USD Anthropologist Awarded Grants to Study Past Human Response to Ecological Change and to Provide Human Activities Timeline

Tony Krus with a student excavating soil at a dig site near Vermillion. Tony Krus, assistant professor of anthropology (left), and a USD student screen excavated soil at a dig site near Vermillion while searching for artifacts. Krus's two recent federal research grants will take him to the southern U.S. and the North Slope of Alaska.

VERMILLION, S.D. – A University of South Dakota anthropologist’s expertise in chronological modeling using radiocarbon dating has earned him a spot as a researcher on two grants supported by the National Science Foundation (NSF).

In the first grant, Tony Krus, Ph.D., assistant professor of anthropology, serves as a principal investigator, along with colleagues from the Chickasaw Nation, the University of Florida and the University of Mississippi on a collaborative project entitled “Long-Term Human Responses to Ecological Instability.” Krus and fellow researchers will examine parts of what archaeologists call the “Vacant Quarter,” a 50,000-square-mile area in the North American midcontinent that was depopulated during 15th century AD. The researchers will examine how ecological change affected the migration of people in two parts of the Vacant Quarter—central Tennessee and northern Mississippi.

“The depopulation happened when there appears to be severe, multi-decade droughts in North America,” Krus said. “We are examining how these people coped in an environment of ecological instability.”

Radiocarbon dating archaeological samples from sites in these two areas will provide a more accurate story of the people who lived there and why they left, Krus added. Additionally, through this project’s collaboration with the Chickasaw Nation, Native American students will participate in research and field work; interpretive collaboration will take place with Native American communities as well.

Krus will be involved with the radiocarbon dating of different layers of materials at a site thousands of miles away in his work on the second NSF grant—"Radiocarbon Dating of Birnirk Levels at Walakpa, North Slope, Alaska.”

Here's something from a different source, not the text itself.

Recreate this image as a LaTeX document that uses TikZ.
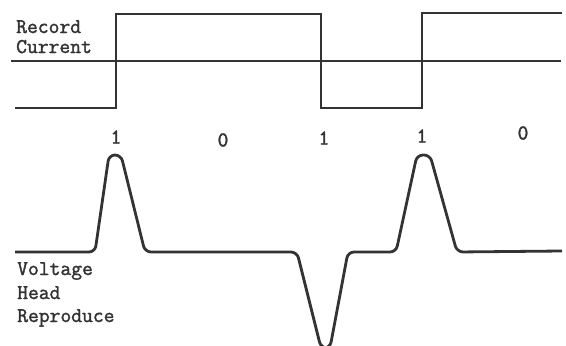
\documentclass[tikz,border=0pt]{standalone}
\usepackage{fontspec}
\usepackage{xcolor}
\usepackage{tikz}
\usetikzlibrary{positioning}
\newfontfamily\typefont{Latin Modern Mono}[FakeBold=1.6]
\definecolor{inkgray}{HTML}{333333}

\begin{document}
\begin{tikzpicture}[
  x=1pt, y=-1pt,
  font=\typefont\fontsize{21}{24}\selectfont,
  trace/.style={draw=inkgray, line width=2.8pt, line join=miter},
  pulse/.style={trace, rounded corners=6pt},
  lbl/.style={inner sep=0pt, anchor=base west, text=inkgray},
  bit/.style={inner sep=0pt, text=inkgray},
]
\useasboundingbox (0,0) rectangle (566,346);

% top: record current (square wave over its zero line)
\node[lbl] (rec) at (16,33) {Record};
\node[lbl] (cur) at (16,53) {Current};
\draw[trace, line width=2.4pt] (11,61) -- (561,61);
\draw[trace] (15,108) -- (116,108) -- (116,14) -- (321,14) -- (321,108)
  -- (422,108) -- (422,13) -- (562,13);

% bit row
\node[bit] (b1) at (116,137) {1};
\node[bit] (b2) at (223,140) {0};
\node[bit] (b3) at (324,138) {1};
\node[bit] (b4) at (422,136) {1};
\node[bit] (b5) at (523,133) {0};

% bottom: reproduce head voltage (one pulse per flux change)
\draw[pulse] (15,252) -- (95,252) -- (109,155) -- (121,155) -- (145,252)
  -- (297,252) -- (321,348) -- (330,348) -- (348,252)
  -- (396,252) -- (417,155) -- (430,155) -- (457,252) -- (562,251);
\node[lbl] (vol) at (17,275) {Voltage};
\node[lbl] (hea) at (17,299) {Head};
\node[lbl] (rep) at (17,322) {Reproduce};
\end{tikzpicture}
\end{document}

With a colleague from the University of Fairbanks-Alaska, he will serve as co-principal investigator to determine the chronology of human occupation at a site in the Arctic called Walakpa.

“Walakpa is important in American archeology because it is the only archeological site in the U.S. Arctic where multiple groups of people through time occupied the exact same site,” Krus said. “This single site has many different iconic Arctic cultures represented and it's also a site that is rapidly eroding.”

Temperature changes in the Arctic have caused the coastline to begin falling into the sea, resulting in emergency excavations of materials that need to be radiocarbon dated. This data, along with that collected during the site’s first excavation in 1968-69, will give a more accurate and precise chronology of life at Walakpa from AD 500-1750.

Krus’s techniques, which he honed as a research assistant in Great Britain before coming to USD, will help investigators form a complete story about human activity for both projects.